• [RECORDS PROVIDED]:
::::

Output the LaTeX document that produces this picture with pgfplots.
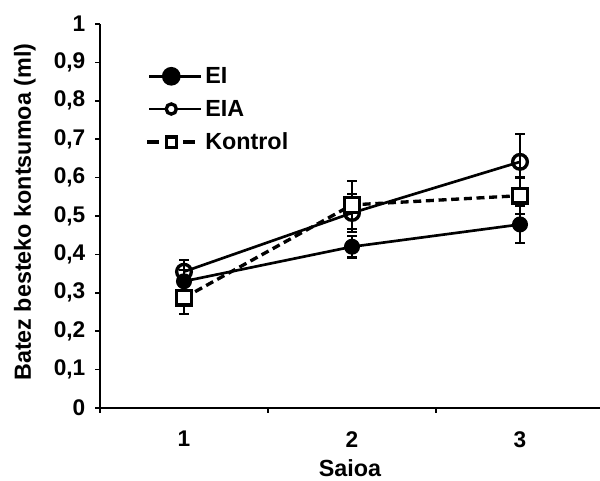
\documentclass[border=0pt]{standalone}
\usepackage{pgfplots}
\pgfplotsset{compat=1.18}
\usepackage{fontspec}
\setmainfont{Liberation Sans}
\begin{document}
\begin{tikzpicture}
\path[use as bounding box] (-75pt,-54pt) rectangle (375pt,306pt);
\begin{axis}[
  at={(0pt,0pt)}, anchor=south west,
  scale only axis, width=378pt, height=288pt,
  xmin=0.5, xmax=3.5, ymin=0, ymax=1,
  axis x line*=bottom, axis y line*=left,
  axis line style={line width=1.3pt},
  tick style={line width=1.3pt, black},
  tick align=outside, major tick length=3.5pt,
  ytick={0,0.1,0.2,0.3,0.4,0.5,0.6,0.7,0.8,0.9,1},
  yticklabel style={xshift=-4pt},
  xtick={0.5,1.5,2.5,3.5}, xticklabels={,,,},
  extra x ticks={1,2,3}, extra x tick labels={1,2,3},
  extra x tick style={major tick length=0pt, xticklabel style={yshift=-14pt}},
  /pgf/number format/assume math mode=true,
  /pgf/number format/use comma,
  ticklabel style={font=\bfseries\fontsize{17}{20}\selectfont},
  every axis y label/.style={at={(axis description cs:-0.149,0.51)}, rotate=90, anchor=center},
  every axis x label/.style={at={(axis description cs:0.496,-0.156)}, anchor=center},
  label style={font=\bfseries\fontsize{17.5}{20}\selectfont},
  xlabel={Saioa}, ylabel={Batez besteko kontsumoa (ml)},
  legend style={at={(axis description cs:0.09,0.895)}, anchor=north west, draw=none, fill=none,
    font=\bfseries\fontsize{17.5}{20}\selectfont, row sep=7pt, inner sep=0pt},
  legend cell align=left,
  error bars/error bar style={solid, line width=1.7pt, black},
  error bars/error mark options={rotate=90, mark size=3.4pt, line width=1.7pt, black, solid},
]
\addplot[black, line width=2pt, mark=*, mark size=5.5pt, mark options={solid, fill=black, line width=1pt},
  legend image code/.code={\draw[solid, line width=2pt] (0pt,0pt)--(39pt,0pt); \fill (16.5pt,0pt) circle (6pt);},
  error bars/.cd, y dir=both, y explicit]
  coordinates {(1,0.330) +- (0,0.030) (2,0.420) +- (0,0.028) (3,0.478) +- (0,0.048)};
\addlegendentry{EI}
\addplot[black, line width=2pt, mark=o, mark size=5.5pt, mark options={solid, fill=white, line width=2.5pt},
  legend image code/.code={\draw[solid, line width=2pt] (0pt,0pt)--(39pt,0pt); \draw[solid, line width=2.5pt, fill=white] (16.5pt,0pt) circle (3.8pt);},
  error bars/.cd, y dir=both, y explicit]
  coordinates {(1,0.355) +- (0,0.030) (2,0.508) +- (0,0.050) (3,0.641) +- (0,0.072)};
\addlegendentry{EIA}
\addplot[black, line width=2.5pt, dash pattern=on 6pt off 3.5pt, mark=square*, mark size=5.5pt, mark options={solid, fill=white, line width=2.5pt},
  legend image code/.code={\draw[solid, line width=2.5pt] (-1.5pt,0pt)--(7.5pt,0pt); \draw[solid, line width=2.5pt] (25.5pt,0pt)--(34.5pt,0pt); \draw[solid, line width=2.5pt, fill=white] (12.7pt,-3.8pt) rectangle (20.3pt,3.8pt);},
  error bars/.cd, y dir=both, y explicit]
  coordinates {(1,0.287) +- (0,0.043) (2,0.529) +- (0,0.062) (3,0.553) +- (0,0.047)};
\addlegendentry{Kontrol}
\end{axis}
\end{tikzpicture}
\end{document}
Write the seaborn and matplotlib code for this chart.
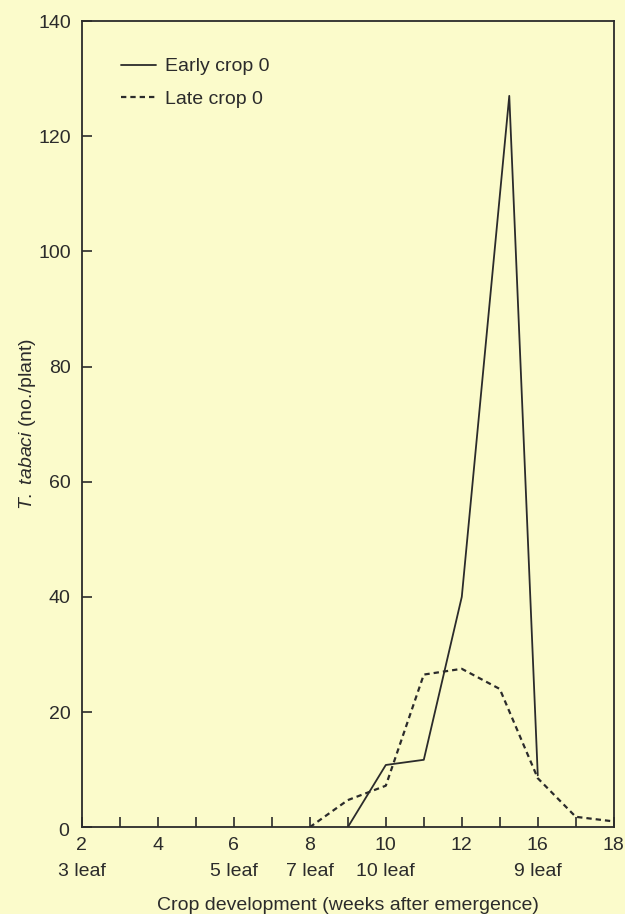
import matplotlib
matplotlib.use("Agg")
import matplotlib.pyplot as plt
import matplotlib.transforms as mtransforms
import pandas as pd
import seaborn as sns

# x is in tick positions (one tick per week on the printed axis)
early_x = [9, 10, 11, 12, 13.25, 14]
early_y = [0, 10.8, 11.7, 40, 127, 9]
late_x = [8, 9, 10, 11, 12, 13, 14, 15, 16]
late_y = [0, 4.7, 7.2, 26.5, 27.5, 24, 8.5, 1.8, 1]

tick_pos = [2, 4, 6, 8, 10, 12, 14, 16]
tick_labels = ["2", "4", "6", "8", "10", "12", "16", "18"]
leaf_pos = [2, 6, 8, 10, 14]
leaf_labels = ["3 leaf", "5 leaf", "7 leaf", "10 leaf", "9 leaf"]
minor_pos = [3, 5, 7, 9, 11, 13, 15]
y_ticks = [0, 20, 40, 60, 80, 100, 120, 140]

df = pd.concat([
    pd.DataFrame({"week": early_x, "count": early_y, "crop": "Early crop 0"}),
    pd.DataFrame({"week": late_x, "count": late_y, "crop": "Late crop 0"}),
])

bg = "#FBFBCB"
ink = "#2b2b2b"
sns.set_style("ticks")
plt.rcParams["font.family"] = ["Liberation Sans", "DejaVu Sans"]
plt.rcParams["font.size"] = 14
plt.rcParams["mathtext.fontset"] = "custom"
plt.rcParams["mathtext.rm"] = "Liberation Sans"
plt.rcParams["mathtext.it"] = "Liberation Sans:italic"

fig = plt.figure(figsize=(6.25, 9.14), dpi=100, facecolor=bg)
ax = fig.add_axes([0.131, 0.095, 0.851, 0.882])
ax.set_facecolor(bg)

sns.lineplot(data=df, x="week", y="count", style="crop",
             dashes={"Early crop 0": "", "Late crop 0": (2.4, 1.8)},
             color=ink, linewidth=1.3, ax=ax, sort=False)
for ln in ax.get_lines():
    if ln.get_linestyle() != "-":
        ln.set_linewidth(1.6)

ax.set_xlim(2, 16)
ax.set_ylim(0, 140)
ax.set_xticks(tick_pos)
ax.set_xticklabels(tick_labels, fontsize=14, color=ink)
ax.set_xticks(minor_pos, minor=True)
ax.set_yticks(y_ticks)
ax.set_yticklabels([str(v) for v in y_ticks], fontsize=14, color=ink)
ax.tick_params(axis="both", which="both", direction="in", length=7, width=1.2, color=ink)
ax.tick_params(axis="x", which="both", pad=7)
ax.tick_params(axis="y", pad=8)

# growth stage row under the week numbers
leaf = ax.secondary_xaxis("bottom")
leaf.set_xticks(leaf_pos)
leaf.set_xticklabels(leaf_labels, fontsize=14, color=ink)
leaf.tick_params(axis="x", length=0, pad=26)
leaf.spines["bottom"].set_visible(False)

# the zero label sits a little low, as printed
zero = ax.get_yticklabels()[0]
zero.set_transform(zero.get_transform() + mtransforms.ScaledTranslation(-1.5 / 72, -2 / 72, fig.dpi_scale_trans))

for s in ax.spines.values():
    s.set_visible(True)
    s.set_color(ink)
    s.set_linewidth(1.3)

ax.set_xlabel("")
leaf.set_xlabel("Crop development (weeks after emergence)", fontsize=14, color=ink, labelpad=12)
ax.set_ylabel(r"$\mathit{T.\ tabaci}$ (no./plant)", fontsize=14, color=ink, labelpad=0)

leg = ax.legend(loc="upper left", frameon=False, fontsize=14, handlelength=1.8,
                handletextpad=0.5, labelspacing=0.75, bbox_to_anchor=(0.04, 0.976))
for t in leg.get_texts():
    t.set_color(ink)

fig.savefig("out.png", dpi=100, facecolor=bg)
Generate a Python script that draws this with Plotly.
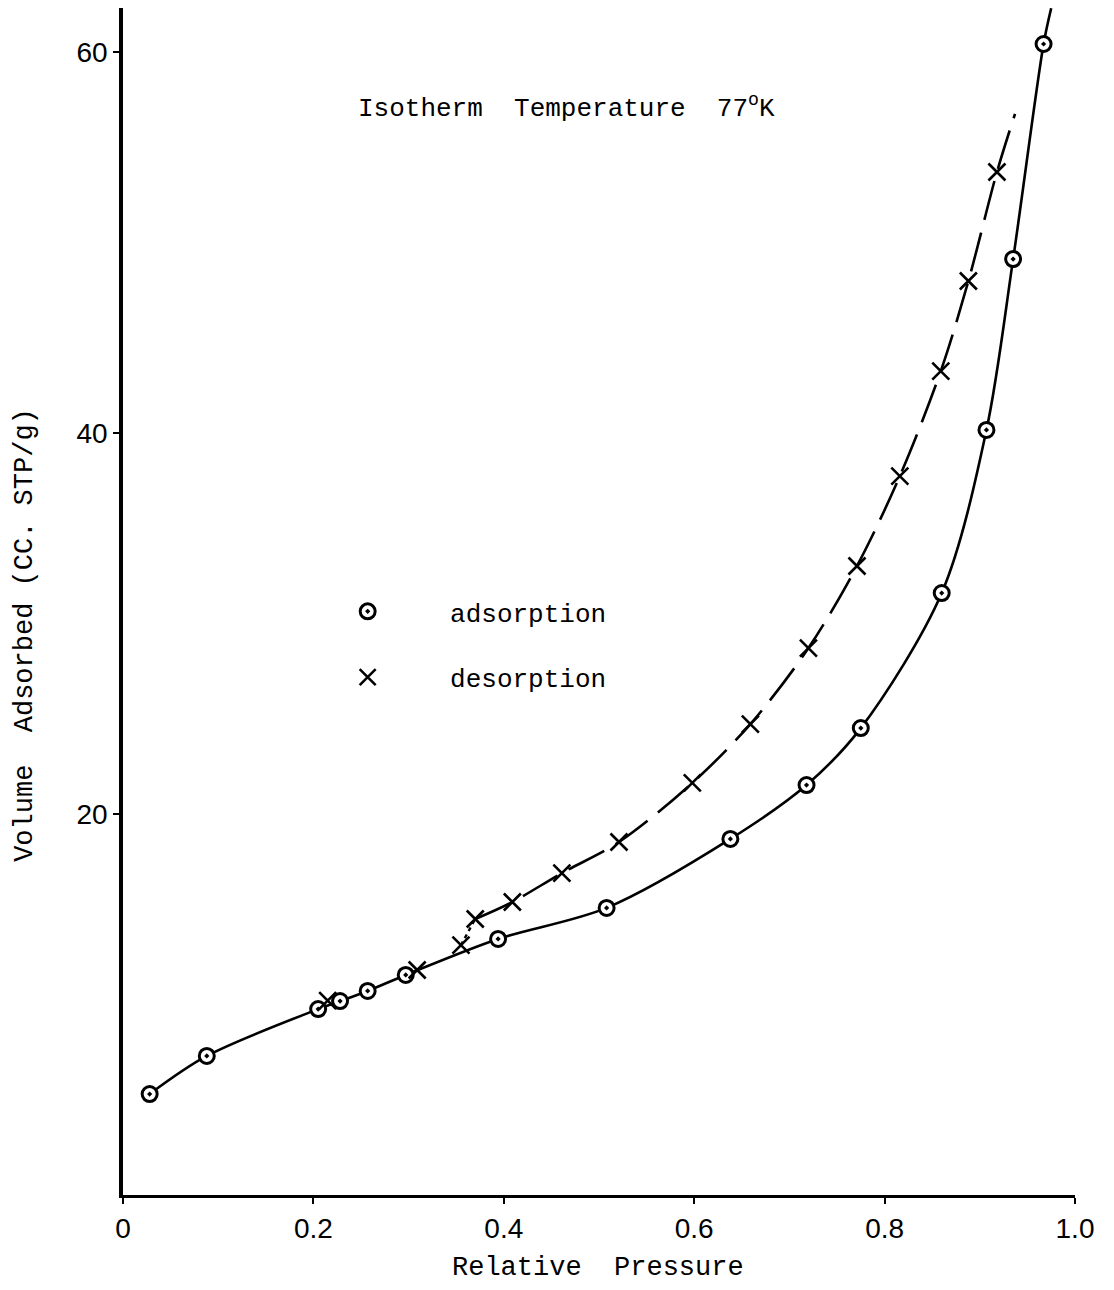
import plotly.graph_objects as go

# Adsorption points (relative pressure, volume adsorbed cc STP/g)
ads_x = [0.028, 0.088, 0.205, 0.228, 0.257, 0.297, 0.394, 0.508, 0.638, 0.718, 0.775, 0.860, 0.907, 0.935, 0.967]
ads_y = [5.30, 7.30, 9.76, 10.18, 10.71, 11.55, 13.44, 15.07, 18.69, 21.52, 24.51, 31.60, 40.16, 49.13, 60.42]
# where the hand-drawn adsorption curve runs off the top
ads_end_x = 0.975
ads_end_y = 62.3

# Desorption points
des_x = [0.215, 0.309, 0.355, 0.370, 0.409, 0.461, 0.521, 0.598, 0.659, 0.720, 0.771, 0.816, 0.859, 0.888, 0.918]
des_y = [10.20, 11.81, 13.12, 14.49, 15.38, 16.90, 18.53, 21.63, 24.72, 28.71, 33.02, 37.74, 43.25, 47.98, 53.70]
# where the dashed desorption curve ends
des_end_x = 0.937
des_end_y = 56.75

x_ticks = [0, 0.2, 0.4, 0.6, 0.8, 1.0]
x_ticktext = ["0", "0.2", "0.4", "0.6", "0.8", "1.0"]
y_ticks = [20, 40, 60]
y_ticktext = ["20", "40", "60"]

TYPE = "Liberation Mono"
LETTER = "Liberation Sans"

fig = go.Figure()

# adsorption smooth curve
fig.add_trace(go.Scatter(
    x=ads_x + [ads_end_x], y=ads_y + [ads_end_y],
    mode="lines", line=dict(color="black", width=2.6, shape="spline", smoothing=0.9),
    showlegend=False, hoverinfo="skip", cliponaxis=False))

# desorption short dotted link
fig.add_trace(go.Scatter(
    x=des_x[2:4], y=des_y[2:4],
    mode="lines", line=dict(color="black", width=2.4, dash="4px,4px"),
    showlegend=False, hoverinfo="skip"))

# desorption dashed curve
fig.add_trace(go.Scatter(
    x=des_x[3:] + [des_end_x], y=des_y[3:] + [des_end_y],
    mode="lines", line=dict(color="black", width=2.6, shape="spline", smoothing=0.9, dash="40px,13px"),
    showlegend=False, hoverinfo="skip"))

# markers
fig.add_trace(go.Scatter(
    x=ads_x, y=ads_y, mode="markers", name="    adsorption", legendgroup="a",
    marker=dict(symbol="circle-dot", size=15, color="white", line=dict(color="black", width=3)),
    cliponaxis=False))
fig.add_trace(go.Scatter(
    x=des_x, y=des_y, mode="markers", name="    desorption", legendgroup="d",
    marker=dict(symbol="x-thin", size=17, color="black", line=dict(color="black", width=2.6)),
    cliponaxis=False))

fig.add_annotation(
    x=0.466, y=57.1, xref="x", yref="y",
    text="Isotherm  Temperature  77<sup>o</sup>K",
    showarrow=False, xanchor="center", yanchor="middle",
    font=dict(family=TYPE, size=26, color="black"))

fig.add_annotation(
    x=0.499, y=-0.0613, xref="x", yref="paper",
    text="Relative  Pressure",
    showarrow=False, xanchor="center", yanchor="middle",
    font=dict(family=TYPE, size=27, color="black"))

fig.add_annotation(
    x=-0.103, y=29.4, xref="paper", yref="y",
    text="Volume  Adsorbed (CC. STP/g)", textangle=-90,
    showarrow=False, xanchor="center", yanchor="middle",
    font=dict(family=TYPE, size=27, color="black"))

fig.update_layout(
    width=1114, height=1290,
    margin=dict(l=115, r=47, t=0, b=103),
    paper_bgcolor="white", plot_bgcolor="white",
    showlegend=True,
    legend=dict(x=0.236, y=0.5114, xanchor="left", yanchor="top",
                font=dict(family=TYPE, size=26, color="black"),
                bgcolor="rgba(0,0,0,0)", tracegroupgap=29, traceorder="grouped"),
    xaxis=dict(range=[0, 1], tickvals=x_ticks, ticktext=x_ticktext,
               showline=True, linecolor="black", linewidth=3,
               ticks="outside", ticklen=6, tickwidth=2, tickcolor="black",
               showgrid=False, zeroline=False,
               tickfont=dict(family=LETTER, size=28, color="black")),
    yaxis=dict(range=[0, 62.31], tickvals=y_ticks, ticktext=y_ticktext,
               showline=True, linecolor="black", linewidth=3.5,
               ticks="outside", ticklen=6, tickwidth=2, tickcolor="black",
               showgrid=False, zeroline=False,
               tickfont=dict(family=LETTER, size=28, color="black")),
)

fig.write_html("out.html")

::::

• [REQUIREMENT]: Start at the line above containing "Write the seaborn" and stop at the line containing "late_y = [0, 4.7, 7.2, 26.5, 27.5, 24, 8.5, 1.8, 1]": print those lines and everything between them exactly, but not the pictures.

• [RESULT BELOW]:
Write the seaborn and matplotlib code for this chart.
import matplotlib
matplotlib.use("Agg")
import matplotlib.pyplot as plt
import matplotlib.transforms as mtransforms
import pandas as pd
import seaborn as sns

# x is in tick positions (one tick per week on the printed axis)
early_x = [9, 10, 11, 12, 13.25, 14]
early_y = [0, 10.8, 11.7, 40, 127, 9]
late_x = [8, 9, 10, 11, 12, 13, 14, 15, 16]
late_y = [0, 4.7, 7.2, 26.5, 27.5, 24, 8.5, 1.8, 1]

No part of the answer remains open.